Retype only what runs from the first line of the listing to the line holding "from matplotlib.ticker import MultipleLocator", both included. Do not retype the pictures.

□ □ □ □ □ □ □

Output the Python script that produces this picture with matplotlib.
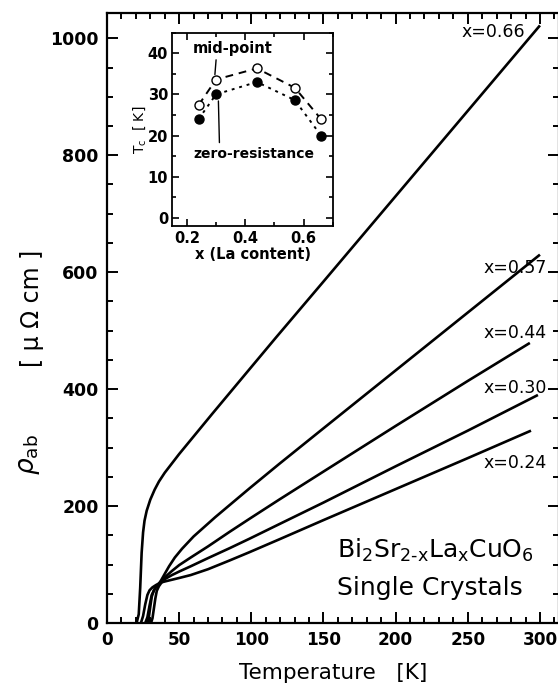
import numpy as np
import matplotlib
matplotlib.use("Agg")
import matplotlib.pyplot as plt
from matplotlib.ticker import MultipleLocator

plt.rcParams['font.family'] = ['DejaVu Sans']
plt.rcParams['mathtext.fontset'] = 'dejavusans'

# rho_ab(T) curves, one per La content
T_066 = [20.5, 22, 23, 24, 25, 26, 27.5, 30, 33, 36, 40, 45, 50, 60, 73, 96, 117, 150, 200, 250, 300]
R_066 = [0, 15, 60, 120, 155, 175, 192, 211, 228, 242, 257, 273, 289, 319, 358, 426, 488, 584, 730, 876, 1022]

T_057 = [26.5, 28, 29.5, 31, 33, 35, 37.5, 40, 43, 47, 52, 60, 75, 98.6, 119.3, 150, 200, 250, 300]
R_057 = [0, 10, 30, 48, 58, 64, 73, 84, 97, 112, 127, 148, 181, 230, 272, 333, 432, 531, 630]

T_044 = [30.5, 31.5, 32.5, 33.5, 34.5, 36, 38, 40, 45, 50, 58, 70, 85, 98.6, 119.3, 150, 200, 250, 293]
R_044 = [0, 8, 25, 42, 55, 63, 70, 78, 89, 99, 112, 131, 156, 178, 211, 259, 337, 414, 479]

T_030 = [28, 29, 30, 31, 32.5, 34, 36.5, 40, 45, 50, 58, 70, 85, 98.6, 119.3, 150, 200, 250, 298.6]
R_030 = [0, 10, 28, 45, 56, 62, 68, 75, 82, 88, 97, 111, 128, 144, 169, 206, 268, 329, 390]

T_024 = [23.5, 25, 26.5, 28, 29.5, 31.5, 34, 37, 40, 45, 50, 58, 70, 85, 98.6, 119.3, 150, 200, 250, 293.8]
R_024 = [0, 12, 32, 48, 56, 61, 65, 69, 71, 74, 77, 82, 92, 107, 121, 143, 176, 229, 282, 329]

curves = [(T_066, R_066), (T_057, R_057), (T_044, R_044), (T_030, R_030), (T_024, R_024)]
curve_labels = ["x=0.66", "x=0.57", "x=0.44", "x=0.30", "x=0.24"]
label_pos = [(290, 1011), (304.5, 607), (304.5, 496), (304.5, 402), (304.5, 274)]

# inset: Tc vs La content
x_la = [0.24, 0.30, 0.44, 0.57, 0.66]
tc_mid = [27.4, 33.6, 36.3, 31.6, 24.0]
tc_zero = [24.0, 30.0, 33.0, 28.6, 20.0]

fig = plt.figure(figsize=(5.58, 6.93), dpi=100)
# right spine sits just past the picture edge, as in the scan
ax = fig.add_axes([107 / 558, 0.101, 452 / 558, 0.880])

for (t, r) in curves:
    ax.plot(t, r, color='black', lw=1.9, solid_capstyle='butt')

for lab, (tx, ty) in zip(curve_labels, label_pos):
    ax.text(tx, ty, lab, ha='right', va='center', fontsize=12.5)

ax.set_xlim(0, 313.2)
ax.set_ylim(0, 1043)
ax.xaxis.set_major_locator(MultipleLocator(50))
ax.xaxis.set_minor_locator(MultipleLocator(10))
ax.yaxis.set_major_locator(MultipleLocator(200))
ax.yaxis.set_minor_locator(MultipleLocator(50))
ax.tick_params(which='both', direction='in', top=True, right=True, width=1.4)
ax.tick_params(which='major', length=8, labelsize=12.5, pad=6)
ax.tick_params(axis='x', which='major', labelsize=12.2)
ax.tick_params(which='minor', length=4)
for lbl in ax.get_xticklabels() + ax.get_yticklabels():
    lbl.set_fontweight('bold')
for s in ax.spines.values():
    s.set_linewidth(1.6)

ax.set_xlabel("Temperature   [K]", fontsize=15.5, labelpad=10)
fig.text(0.052, 1 - 455 / 693, r"$\rho_{\mathregular{ab}}$", rotation=90,
         ha='center', va='center', fontsize=19)
fig.text(0.058, 1 - 308 / 693, "[ μ Ω cm ]", rotation=90,
         ha='center', va='center', fontsize=17)

ax.text(159.5, 111, r"Bi$_{\text{2}}$Sr$_{\text{2-x}}$La$_{\text{x}}$CuO$_{\text{6}}$",
        fontsize=18, ha='left', va='baseline')
ax.text(159.5, 48, "Single Crystals", fontsize=18, ha='left', va='baseline')

# inset
ins = fig.add_axes([0.3088, 0.6734, 0.2875, 0.2797])
ins.plot(x_la, tc_mid, color='black', lw=1.4, ls=(0, (4, 3)))
ins.plot(x_la, tc_zero, color='black', lw=1.4, ls=(0, (1.5, 2.5)))
ins.plot(x_la, tc_mid, 'o', mfc='white', mec='black', ms=6.5, mew=1.0)
ins.plot(x_la, tc_zero, 'o', mfc='black', mec='black', ms=6.5)
ins.set_xlim(0.15, 0.70)
ins.set_ylim(-2, 45)
ins.xaxis.set_major_locator(MultipleLocator(0.2))
ins.xaxis.set_minor_locator(MultipleLocator(0.1))
ins.yaxis.set_major_locator(MultipleLocator(10))
ins.yaxis.set_minor_locator(MultipleLocator(5))
ins.tick_params(which='both', direction='in', top=True, right=True, width=1.2)
ins.tick_params(which='major', length=5, labelsize=10.5, pad=3)
ins.tick_params(which='minor', length=3)
for lbl in ins.get_xticklabels() + ins.get_yticklabels():
    lbl.set_fontweight('bold')
for s in ins.spines.values():
    s.set_linewidth(1.3)
ins.set_xlabel("x (La content)", fontsize=10.5, fontweight='bold', labelpad=1)
ins.set_ylabel(r"T$_{\text{c}}$  [ K]", fontsize=10, labelpad=0)

ins.annotate("mid-point", xy=(0.296, 34.8), xytext=(0.356, 41.2), fontsize=10.5,
             fontweight='bold', ha='center', va='center',
             arrowprops=dict(arrowstyle='-', color='black', lw=1.0, shrinkA=1, shrinkB=0,
                             relpos=(0.3, 0.0)))
ins.annotate("zero-resistance", xy=(0.308, 28.4), xytext=(0.428, 15.6), fontsize=10,
             fontweight='bold', ha='center', va='center',
             arrowprops=dict(arrowstyle='-', color='black', lw=1.0, shrinkA=1, shrinkB=0,
                             relpos=(0.22, 1.0)))

fig.savefig("out.png", dpi=100)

□ □ □ □ □ □ □

Correct response:
Output the Python script that produces this picture with matplotlib.
import numpy as np
import matplotlib
matplotlib.use("Agg")
import matplotlib.pyplot as plt
from matplotlib.ticker import MultipleLocator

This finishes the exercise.